Ma non è tutto, perché i farmaci immunoterapici, secondo i dati presentati in occasione  del congresso ESMO (European Society of Medical Oncology), svoltosi a Madrid il mese scorso, sarebbero in grado anche di aumentare la sopravvivenza libera da progressione di malattia, tanto più se combinati a chemioterapia (pembrolizumab con pemetrexed e carboplatino), portandola a circa 18 mesi, con una riduzione della mortalità fino anche al 40%. Un dato particolarmente evidente in tumori polmonari non a piccole cellule (NSCLC) non squamosi, con o senza espressione PD-L1, al punto che AIFA (Agenzia italiana del Farmaco) avrebbe approvato l’uso di alcuni di questi farmaci (pembrolizumab) non solo nel trattamento di prima linea, ma anche in pazienti già sottoposti a chemio senza successo, con risultati che si attestano superiori alla chemioterapia stessa: ovvero sopravvivenza del 70% (vs 50% della chemio), riduzione del rischio di morte del 40% e del 50% di progressione di malattia, e sopravvivenza libera da progressione di malattia “triplicata”a 1 anno, con punte anche del 48% rispetto al 15% della chemioterapia. Non si può parlare, nonostante i dati positivi, di abbandono della chemioterapia nel trattamento del polmone: tuttavia l’immuno-oncologia in specifiche situazioni può costituire un’alternativa importante al trattamento chemioterapico.

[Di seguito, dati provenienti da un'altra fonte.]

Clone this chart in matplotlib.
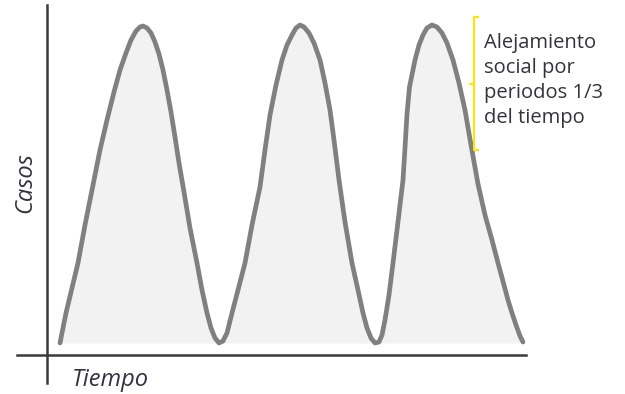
import matplotlib.pyplot as plt
import numpy as np

# curve (arbitrary units: time, cases)
tiempo = [13, 19, 25, 31, 38, 46, 53, 60, 67, 73,
          79, 84, 89, 93, 96, 100, 104, 108, 112, 116,
          120, 124, 128, 132, 137, 143, 150, 155, 160, 164,
          168, 172, 176, 180, 185, 191, 198, 205, 213, 218,
          223, 229, 235, 240, 245, 249, 253, 257, 262, 267,
          273, 278, 283, 287, 292, 298, 305, 311, 316, 320,
          324, 328, 332, 335, 338, 342, 346, 350, 353, 356,
          358, 360, 362.5, 368, 372, 376, 380, 385, 390, 395,
          400, 406, 412, 418, 424, 431, 438, 445, 451, 457,
          461, 465, 469, 473, 476]
casos = [11, 41, 66, 91, 129, 169, 204, 234, 262, 284,
         301, 314, 323, 327, 328, 326, 321, 312, 300, 284,
         264, 242, 217, 191, 162, 126, 91, 64, 41, 26,
         16, 11, 13, 21, 41, 64, 91, 129, 167, 204,
         239, 269, 294, 309, 319, 326, 329, 327, 321, 311,
         294, 271, 244, 214, 174, 132, 91, 64, 41, 26,
         16, 11, 12, 19, 34, 59, 91, 124, 149, 174,
         206, 240, 267, 294, 309, 319, 326, 329, 327, 321,
         311, 294, 271, 244, 209, 170, 139, 114, 91, 69,
         54, 41, 29, 18, 12]
base = 11

nota = "Alejamiento\nsocial por\nperiodos 1/3\ndel tiempo"
bracket_top, bracket_bottom = 337, 204

plt.rcParams['font.family'] = ['Open Sans', 'DejaVu Sans']

fig = plt.figure(figsize=(6.25, 3.94), dpi=100)
ax = fig.add_axes([0, 0, 1, 1])
ax.set_xlim(-47, 578)
ax.set_ylim(-40, 354)
ax.axis('off')

t = np.array(tiempo)
c = np.array(casos)
ax.fill_between(t, c, base, color='#f2f2f2', lw=0)
ax.plot(t, c, color='#808080', lw=3.4, solid_joinstyle='round', solid_capstyle='round')

# axes lines
ax.plot([0, 0], [-29, 349], color='#3a3a3a', lw=1.8)
ax.plot([-30, 479], [-1, -1], color='#3a3a3a', lw=1.8)

txt_col = '#33333d'
ax.text(-22, 171, 'Casos', rotation=90, style='italic', fontsize=17,
        color=txt_col, ha='center', va='center')
ax.text(25, -26, 'Tiempo', style='italic', fontsize=17,
        color=txt_col, ha='left', va='center')

# yellow bracket
yel = '#ffe600'
mid = (bracket_top + bracket_bottom) / 2
ax.plot([431, 427, 427, 431], [bracket_top, bracket_top, bracket_bottom, bracket_bottom],
        color=yel, lw=1.5)
ax.plot([427, 423], [mid, mid], color=yel, lw=1.5)

ax.text(437, 321, nota, fontsize=14.5, color=txt_col,
        ha='left', va='top', linespacing=1.33)

fig.savefig('out.png', dpi=100)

Infine, sempre da ESMO, si avrebbero attestazioni di efficacia nel trattamento di forme di carcinoma polmonare non a piccole cellule (NSCLC) localmente avanzato o metastatico con mutazione EGFR, un altro indicatore di malattia, con osimertinib, oggi considerato un nuovo standard terapeutico. Il quale godrebbe di migliore tollerabilità e risposta al trattamento nettamente superiori rispetto ad altri regimi attualmente utilizzati (erlotinib o gefitinib). Osimertinib è approvato in oltre 50 Paesi, compresi gli USA, l’UE, il Giappone e la Cina, anche come terapia di seconda linea in caso di NSCLC avanzato in progressione, dopo un precedente trattamento.

di Francesca Morelli

 

Novità anche per la fibrosi polmonare idiopatica

Oltre al tumore al polmone, ci sono altre gravi malattie che lo possono colpire, come la fibrosi polmonare idiopatica (IPF), una malattia con prognosi infausta e mortalità del 50% a 3 anni dalla diagnosi. Oggi però un nuovo farmaco, il Nintedanib, usato in combinazione con pirfenidone, sembrerebbe efficace (rispetto al solo Nintedanib) nel rallentare la progressione della malattia, secondo i dati emersi da uno studio randomizzato di 12 settimane (INJOURNEY), pubblicati sull’American Journal of Respiratory and Critical Care Medicine, garantendo un profilo di sicurezza e tollerabilità della terapia associata in linea con quelli di singoli farmaci già noti. Possibili alcuni effetti collaterali, giudicati comunque gestibili nella maggior parte dei pazienti, come diarrea, nausea e vomito, più probabili se il nuovo farmaco viene combinato a pirfenidone. «I risultati dello studio – ha dichiarato Carlo Vancheri, Professore ordinario di Malattie dell’Apparato Respiratorio dell’Università di Catania e Direttore del Centro di Riferimento Regionale per le Malattie Rare del Polmone – sono rassicuranti e a favore di ricerche su regimi d’associazione a base di nintedanib nel trattamento della IPF». Dunque, la speranza è ora affidata alla ricerca.  F. M.